Obviously there are legal red lines to a culture of free speech: threats, intimidation and harassment, to name the obvious ones. But universities can add their own limits — for instance, no targeting of specific students or of groups because of identity.
The rules and limits are likely to be different based on regions and varying campus cultures, but they should err toward permissiveness, and they should be clear and consistent and be communicated in advance.

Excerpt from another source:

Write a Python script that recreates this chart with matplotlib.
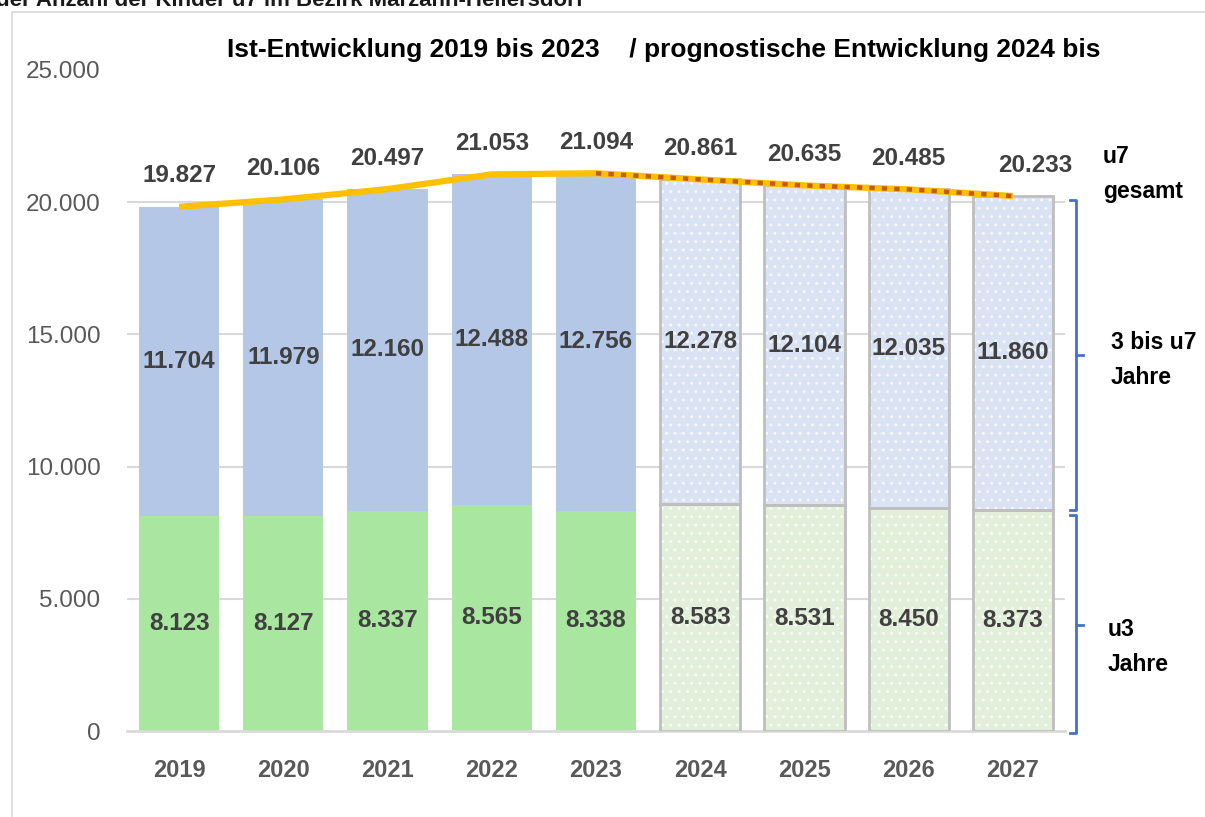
import matplotlib
matplotlib.use("Agg")
import matplotlib.pyplot as plt
from matplotlib.patches import Rectangle
from matplotlib.lines import Line2D

years = ["2019", "2020", "2021", "2022", "2023", "2024", "2025", "2026", "2027"]
u3 = [8123, 8127, 8337, 8565, 8338, 8583, 8531, 8450, 8373]
u3_7 = [11704, 11979, 12160, 12488, 12756, 12278, 12104, 12035, 11860]
total = [19827, 20106, 20497, 21053, 21094, 20861, 20635, 20485, 20233]
forecast = [False, False, False, False, False, True, True, True, True]
yticks = [0, 5000, 10000, 15000, 20000, 25000]

def fmt(v):
    return f"{v:,}".replace(",", ".")

FONT = "Liberation Sans"
plt.rcParams["font.family"] = [FONT, "DejaVu Sans"]
plt.rcParams["hatch.linewidth"] = 1.0

fig = plt.figure(figsize=(12.05, 8.17), dpi=100)
W, H = 1205, 817
ax = fig.add_axes([127 / W, 1 - 731 / H, 938 / W, 661 / H])

# outer frame
fig.patches.append(Rectangle((12 / W, -0.05), 1.2, 1 - 12 / H + 0.05, transform=fig.transFigure,
                             fill=False, edgecolor="#d9d9d9", linewidth=1.2))
fig.text(-0.003, 1 - 1 / H, "der Anzahl der Kinder u7 im Bezirk Marzahn-Hellersdorf", ha="left",
         va="center", fontsize=16, fontweight="bold", color="#1a1a1a")

x = list(range(len(years)))
bw = 0.77
green, blue = "#a9e6a0", "#b4c7e7"
lgreen, lblue = "#e2efda", "#dae3f3"

for gv in yticks[1:-1]:
    ax.axhline(gv, color="#d9d9d9", linewidth=1.5, zorder=0)

for i in x:
    if not forecast[i]:
        ax.bar(i, u3[i], bw, color=green, linewidth=0, zorder=2)
        ax.bar(i, u3_7[i], bw, bottom=u3[i], color=blue, linewidth=0, zorder=2)
    else:
        ax.bar(i, u3[i], bw, color=lgreen, hatch="..", edgecolor="#f8fbf6", linewidth=0, zorder=2)
        ax.bar(i, u3_7[i], bw, bottom=u3[i], color=lblue, hatch="..", edgecolor="#f6f8fc", linewidth=0, zorder=2)
        ax.bar(i, u3[i], bw, fill=False, edgecolor="#bfbfbf", linewidth=2, zorder=3)
        ax.bar(i, u3_7[i], bw, bottom=u3[i], fill=False, edgecolor="#bfbfbf", linewidth=2, zorder=3)

lab = "#404040"
for i in x:
    ax.text(i, u3[i] / 2, fmt(u3[i]), ha="center", va="center", fontsize=17.5, fontweight="bold", color=lab, zorder=5)
    ax.text(i, u3[i] + u3_7[i] / 2, fmt(u3_7[i]), ha="center", va="center", fontsize=17.5, fontweight="bold",
            color=lab, zorder=5)
    dx = 16 if i == len(years) - 1 else 0
    ax.annotate(fmt(total[i]), (i, total[i]), xytext=(dx, 14), textcoords="offset points", ha="center",
                va="bottom", fontsize=17.5, fontweight="bold", color=lab, zorder=5)

ax.plot(x, total, color="#ffc000", linewidth=4.5, solid_capstyle="butt", zorder=6)
fx = [i for i in x if i >= 4]
ax.plot(fx, [total[i] for i in fx], color="#c55a11", linewidth=3.2, dashes=(1.2, 1.6),
        dash_capstyle="butt", zorder=7)

ax.set_xlim(-0.5, len(years) - 0.5)
ax.set_ylim(0, 25000)
ax.set_yticks(yticks)
ax.set_yticklabels([fmt(v) for v in yticks], fontsize=17.5, color="#595959")
ax.set_xticks(x)
ax.set_xticklabels(years, fontsize=17, fontweight="bold", color="#595959")
ax.tick_params(axis="both", length=0)
ax.tick_params(axis="y", pad=19)
ax.tick_params(axis="x", pad=20)
for s in ["top", "right", "left"]:
    ax.spines[s].set_visible(False)
ax.spines["bottom"].set_color("#d9d9d9")
ax.spines["bottom"].set_linewidth(2)
ax.patch.set_visible(False)

fig.text(664 / W, 1 - 50 / H, "Ist-Entwicklung 2019 bis 2023    / prognostische Entwicklung 2024 bis",
         ha="center", va="center", fontsize=19, fontweight="bold", color="#000000")

# right-side brackets
bc = "#4472c4"
def bracket(top_px, bot_px, mid_px):
    xs = 1076 / W
    t, b, m = 1 - top_px / H, 1 - bot_px / H, 1 - mid_px / H
    fig.add_artist(Line2D([1070 / W, xs, xs, 1070 / W], [t, t, b, b], color=bc, linewidth=2,
                          transform=fig.transFigure))
    fig.add_artist(Line2D([xs, 1083 / W], [m, m], color=bc, linewidth=2, transform=fig.transFigure))

bracket(200, 510, 355)
bracket(515, 733, 625)

kw = dict(ha="left", va="center", fontsize=16.5, fontweight="bold", linespacing=1.7, color="#000000")
fig.text(1103 / W, 1 - 174 / H, "u7\ngesamt", **kw)
fig.text(1111 / W, 1 - 360 / H, "3 bis u7\nJahre", **kw)
fig.text(1108 / W, 1 - 647 / H, "u3\nJahre", **kw)

fig.savefig("out.png", dpi=100)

As with the plea that we teach ethics, it is hard to know what we are supposed to be doing here. “Airing ideas that are offensive or make people uncomfortable” … what exactly does that mean? I have read two hundred and sixty-seven articles by “conservatives” that we need to protect free speech on campus and its perhaps “offensive” ideas without ever specifying what sorts of ideas they have in mind. What are we supposed to be telling students is in or out of bounds?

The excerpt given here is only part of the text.